Born in Mexico and not naturalized as a citizen until his college years, Gonzalez did not have a lot of experience with cannabis growing up, always concerned about the possibility of deportation for smoking or possessing weed.
Gonzalez, like his customers, learned about new products by trying them and jokes that his first dab came from a vendor — and knocked him down for about 16 hours. Gonzalez says the experiences have taught him about not only the effects of the products so he and his staff can better serve the people who come into the shop, but also help him judge value and pricing, both on the wholesale side and on the shelves.
“I actually want to try the products that I’m selling, and I can actually have a good analysis on it instead of just talk about it,” he says. “If it tastes like shit, I’m not gonna buy it, you know what I mean?”
Gonzalez also prides himself on the low turnover at his store and says his “family first” mantra has allowed him to hang on to employees.
“It’s making sure that they feel comfortable, making sure that they understand that I’m reachable at all times,” he says.
Growth
Unlike many first-time store owners during the initial green rush, Gonzalez made the decision to not use his store as a “piggy bank,” working as many hours as he could to keep the staff small. He focused on not over-hiring and making sure to put aside as much as he could for when the tax man showed up.
“I didn’t want to just take money out to take money out,” he says. “I guess you’d say that was probably one of my better strategies.”
Gonzalez says his youth and relative inexperience also helped him early on as he was more “reactive to the market” than other store owners might have been, making changes in product and pricing when needed to keep customers coming back.

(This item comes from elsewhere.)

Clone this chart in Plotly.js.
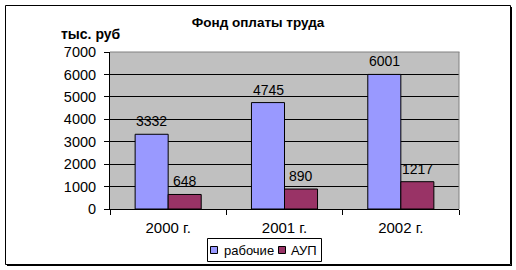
<!DOCTYPE html>
<html>
<head>
<meta charset="utf-8">
<script src="https://cdn.plot.ly/plotly-3.0.1.min.js"></script>
<style>html,body{margin:0;padding:0;background:#fff;}#chart{width:516px;height:270px;}</style>
</head>
<body>
<div id="chart"></div>
<script>
// ---- data ----
const categories = ["2000 г.", "2001 г.", "2002 г."];
const seriesNames = ["рабочие", "АУП"];
const workers = [3332, 4745, 6001];
const admin = [648, 890, 1217];
const seriesColors = ["#9999FF", "#993366"];
const yTicks = [0, 1000, 2000, 3000, 4000, 5000, 6000, 7000];
const chartTitle = "Фонд оплаты труда";
const unitLabel = "тыс. руб";

// ---- layout geometry (pixels) ----
const W = 516, H = 270;
const PL = 110, PR = 459, PT = 52, PB = 209;
const px = x => (x - PL) / (PR - PL);
const py = y => (PB - y) / (PB - PT);
const FONT = "Liberation Sans, Arial, sans-serif";

const series = [workers, admin];
const traces = series.map((vals, i) => ({
  type: "bar",
  name: seriesNames[i],
  x: categories,
  y: vals,
  marker: {color: seriesColors[i], line: {color: "#000", width: 1}},
  showlegend: false,
  hoverinfo: "none"
}));

const annotations = [];
series.forEach((vals, i) => {
  vals.forEach((v, j) => {
    annotations.push({
      x: categories[j], y: v, xref: "x", yref: "y",
      text: String(v), showarrow: false,
      xanchor: "center", yanchor: "bottom",
      xshift: i === 0 ? -16.5 : 16.5, yshift: 3,
      font: {family: FONT, size: 14, color: "#000"}
    });
  });
});
annotations.push({
  xref: "paper", yref: "paper", x: px(91), y: py(34.5),
  xanchor: "center", yanchor: "middle", showarrow: false,
  text: "<b>" + unitLabel + "</b>",
  font: {family: FONT, size: 14, color: "#000"}
});

const shapes = [];
// chart border + shadow
shapes.push({type: "rect", xref: "paper", yref: "paper", x0: px(5.5), x1: px(510.5), y0: py(5.5), y1: py(264.5), line: {color: "#000", width: 1}});
shapes.push({type: "line", xref: "paper", yref: "paper", x0: px(511.5), x1: px(511.5), y0: py(7), y1: py(265.5), line: {color: "#000", width: 1}});
shapes.push({type: "line", xref: "paper", yref: "paper", x0: px(7), x1: px(512), y0: py(265.5), y1: py(265.5), line: {color: "#000", width: 1}});
// plot area top/right border (gray)
shapes.push({type: "line", xref: "paper", yref: "paper", x0: px(PL), x1: px(PR + 0.5), y0: 1, y1: 1, line: {color: "#808080", width: 1}});
shapes.push({type: "line", xref: "paper", yref: "paper", x0: 1, x1: 1, y0: 0, y1: 1, line: {color: "#808080", width: 1}});

// custom legend
const legX0 = 207.5, legX1 = 321.5, legY0 = 238.5, legY1 = 261.5;
shapes.push({type: "rect", xref: "paper", yref: "paper", x0: px(legX0), x1: px(legX1), y0: py(legY1), y1: py(legY0), line: {color: "#000", width: 1}, fillcolor: "#fff"});
const swatchX = [210.5, 278.5];
const textX = [222, 289];
seriesNames.forEach((n, i) => {
  shapes.push({type: "rect", xref: "paper", yref: "paper", x0: px(swatchX[i]), x1: px(swatchX[i] + 7), y0: py(253.5), y1: py(246.5), fillcolor: seriesColors[i], line: {color: "#000", width: 1}});
  annotations.push({xref: "paper", yref: "paper", x: px(textX[i]), y: py(250), xanchor: "left", yanchor: "middle", showarrow: false, text: n, font: {family: FONT, size: 13, color: "#000"}});
});

const layout = {
  width: W, height: H,
  margin: {l: PL, r: W - PR, t: PT, b: H - PB, pad: 0},
  paper_bgcolor: "#fff",
  plot_bgcolor: "#C0C0C0",
  font: {family: FONT, size: 14, color: "#000"},
  title: {text: "<b>" + chartTitle + "</b>", xref: "container", yref: "container", x: 258 / W, y: 1 - 22.5 / H, xanchor: "center", yanchor: "middle", font: {family: FONT, size: 13.5, color: "#000"}},
  barmode: "group", bargap: 0.432, bargroupgap: 0,
  showlegend: false,
  xaxis: {type: "category", showline: true, linecolor: "#000", linewidth: 1, ticks: "outside", tickson: "boundaries", ticklen: 5, tickcolor: "#000", tickwidth: 1, showgrid: false, zeroline: false, ticklabelstandoff: 5, tickfont: {family: FONT, size: 15, color: "#000"}},
  yaxis: {range: [0, 7000], tickvals: yTicks, ticktext: yTicks.map(String), showline: true, linecolor: "#000", linewidth: 1, ticks: "outside", ticklen: 5, tickcolor: "#000", tickwidth: 1, showgrid: true, gridcolor: "#000", gridwidth: 1, zeroline: false, ticklabelstandoff: 5, tickfont: {family: FONT, size: 14.5, color: "#000"}},
  shapes: shapes,
  annotations: annotations
};

Plotly.newPlot("chart", traces, layout, {staticPlot: true, displayModeBar: false});
</script>
</body>
</html>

The philosophy paid off about two years into business when another store in the area ran into tax trouble. Gonzalez was on friendly terms with the owner, first helping with a loan and then purchasing the other store outright, opening a second Bake Shop in Union Gap. He later opened a third shop in George, home of the Gorge Amphitheater, which hosts concerts and festivals all summer long.
And while he keeps the same products stocked in each shop, the decor in the shop near the concert venue features a music theme instead of the more rustic look in the agriculture-based communities of Union Gap and Prosser.
He also continues to watch his competition to see how they are handling things like loyalty programs or procedures in the store.
“It’s a good way to learn without having to pay consultants,” he says.
Gonzalez is also putting his political skills to work inside the industry, working on the state’s Social Equity Task Force and lobbying lawmakers to lower the state’s notoriously high tax rate of 37%, especially for smaller businesses.
And while it all may have started as dream, Gonzalez looks back proudly over the very real work he has put in over the past seven years in the industry and looks ahead to what the future can bring.
“I really would like to sit down with the governor, or sit down with the Legislature and figure out how we can lower taxes on cannabis businesses,” he says. “This has become my life.”